Am Ende hat jedes Jahr seine gefürchteten Feiertage verdient. Und Büchlein wie dieses helfen beim Feiern und stellen die Hilfe keinesfalls ein, wenn das Festkostüm dann wieder im Schrank hängt. 22 Autoren bringen uns ihr liebstes Weihnachtsbild nah. Norbert Lammert und Wilhelm Schmid, Hans-Jürgen Treichel und Elke Heidenreich, Eckart von Hirschhausen und Ulrike Draesner. Renaissance und Comic, Plakat und Puttenzauber.

Annette Schavan nimmt das Relief »Die Anbetung der Könige« an der Kathedrale Saint-Lazare als Anlass für den Satz, dies Bild ermutige dazu, »bislang Undenkbares ernst zu nehmen - das begründet eine Haltung des Gebets«.

Gertrud Leutenegger erinnert sich an das Ölgemälde eines Unbekannten, an der Wand im Esszimmer ihrer Kindheit; ein Moment Ruhe auf der Flucht nach Ägypten. Erinnerung an eine frühe Ahnung: »Wie selten ist Weihnachten. Flucht ist immer.«

Peter Härtling blickt auf Paul Klees Kinderzeichnung »Christkind mit Weihnachtsbaum und Eisenbahn«, fast vier Jahrzehnte später wird Klee den »Engel der Geschichte« malen, und Härtling verbindet beides: »die Katastrophe hinter dem Kinderglauben, die Erschütterung, die der Arglosigkeit folgt«.

Lies dich fest an Kyrieleis und Ochs und Esel und Myrrhe. Tu, als könntest du momentan nicht anders. Wähl also Liebe, wähl Heimlichkeit, furchigen Ernst, wähl einen weißen Bart und Zipfelmütze und lass das Gefühl von Liebe verhalten flackern. Lies dich frei, und ringsum verfallen die Glocken sofort in wildfröhliches Läuten.

Christian Lehnert sagt uns diese Wahrheit über die heilige Erleuchtung in dunkler Nacht: »... dann, wenn nichts sichtbar ist - dann erst kann der Mensch sehen. Sehen, was er nicht schon weiß und womit er nichts anfangen kann. Sehen, was er nicht selbst schon ist.« Aber doch werden soll!, fügt der Dichter hinzu.

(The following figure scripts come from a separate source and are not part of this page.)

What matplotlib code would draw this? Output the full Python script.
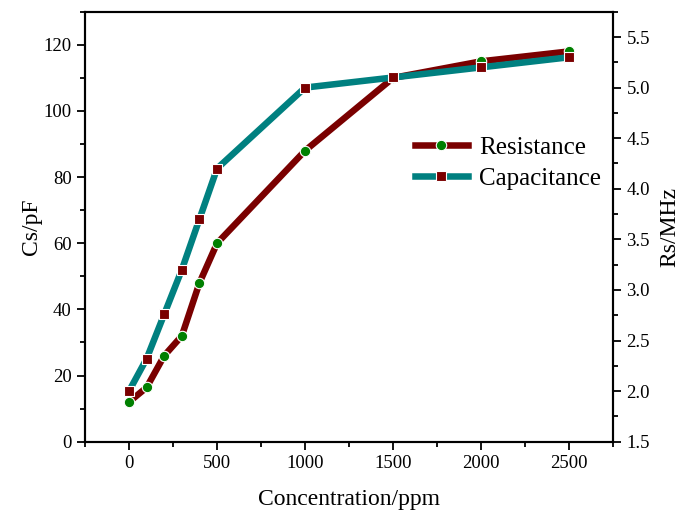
import matplotlib.pyplot as plt
from matplotlib.ticker import MultipleLocator

plt.rcParams["font.family"] = ["Liberation Serif", "DejaVu Serif"]

concentration = [0, 100, 200, 300, 400, 500, 1000, 1500, 2000, 2500]
resistance = [12, 16.4, 26, 32, 48, 60, 88, 110, 115, 118]
capacitance = [2.0, 2.32, 2.76, 3.2, 3.7, 4.2, 5.0, 5.1, 5.2, 5.3]

MAROON = "#7a0000"
TEAL = "#008080"
GREEN = "#008000"

fig = plt.figure(figsize=(6.87, 5.18), dpi=100)
ax = fig.add_axes([0.1237, 0.1473, 0.7690, 0.8301])
ax2 = ax.twinx()

l1, = ax.plot(concentration, resistance, color=MAROON, lw=4.7, marker="o",
              ms=7.5, mfc=GREEN, mec="white", mew=0.8, label="Resistance", zorder=3)
l2, = ax2.plot(concentration, capacitance, color=TEAL, lw=4.7, marker="s",
               ms=7, mfc=MAROON, mec="white", mew=0.8, label="Capacitance", zorder=3)

ax.set_xlim(-250, 2750)
ax.set_ylim(0, 130)
ax2.set_ylim(1.5, 5.75)

ax.xaxis.set_major_locator(MultipleLocator(500))
ax.xaxis.set_minor_locator(MultipleLocator(250))
ax.yaxis.set_major_locator(MultipleLocator(20))
ax.yaxis.set_minor_locator(MultipleLocator(10))
ax2.yaxis.set_major_locator(MultipleLocator(0.5))
ax2.yaxis.set_minor_locator(MultipleLocator(0.25))
ax2.yaxis.set_major_formatter(plt.FormatStrFormatter("%.1f"))

for a in (ax, ax2):
    a.tick_params(which="major", direction="out", length=6, width=1.3, labelsize=13.5)
    a.tick_params(which="minor", direction="out", length=3.5, width=1.3)
    for s in a.spines.values():
        s.set_linewidth(1.5)

ax.set_xlabel("Concentration/ppm", fontsize=17, labelpad=12)
ax.set_ylabel("Cs/pF", fontsize=17, labelpad=1)
ax2.set_ylabel("Rs/MHz", fontsize=17, labelpad=7)

ax2.legend(handles=[l1, l2], loc="upper left", bbox_to_anchor=(0.625, 0.71),
           frameon=False, fontsize=18, handlelength=2.1, handletextpad=0.45,
           labelspacing=0.35, borderaxespad=0, borderpad=0)

fig.savefig("out.png", dpi=100)
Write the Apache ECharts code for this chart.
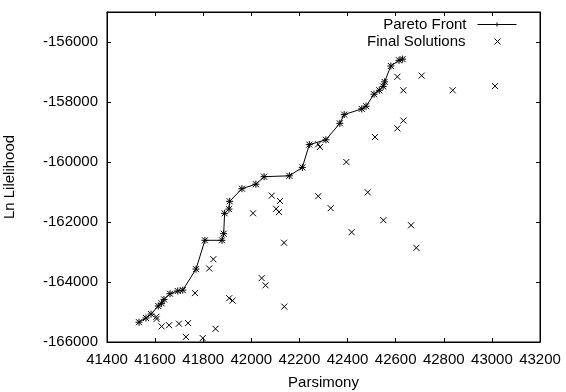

Was werden? Friedrich Schorlemmer betrachtet Cranach und sagt’s uns: »Mach’s wie Gott. Werde Mensch!« Höchste, schwierigste vielleicht unlösbarste Aufgabe: zu lernen und zu begreifen, was sich von selber versteht.

Mein Weihnachtsbild. Hrsg. von Gesine Dammel. Insel Verlag Berlin. 128 S., geb., 19,95 €.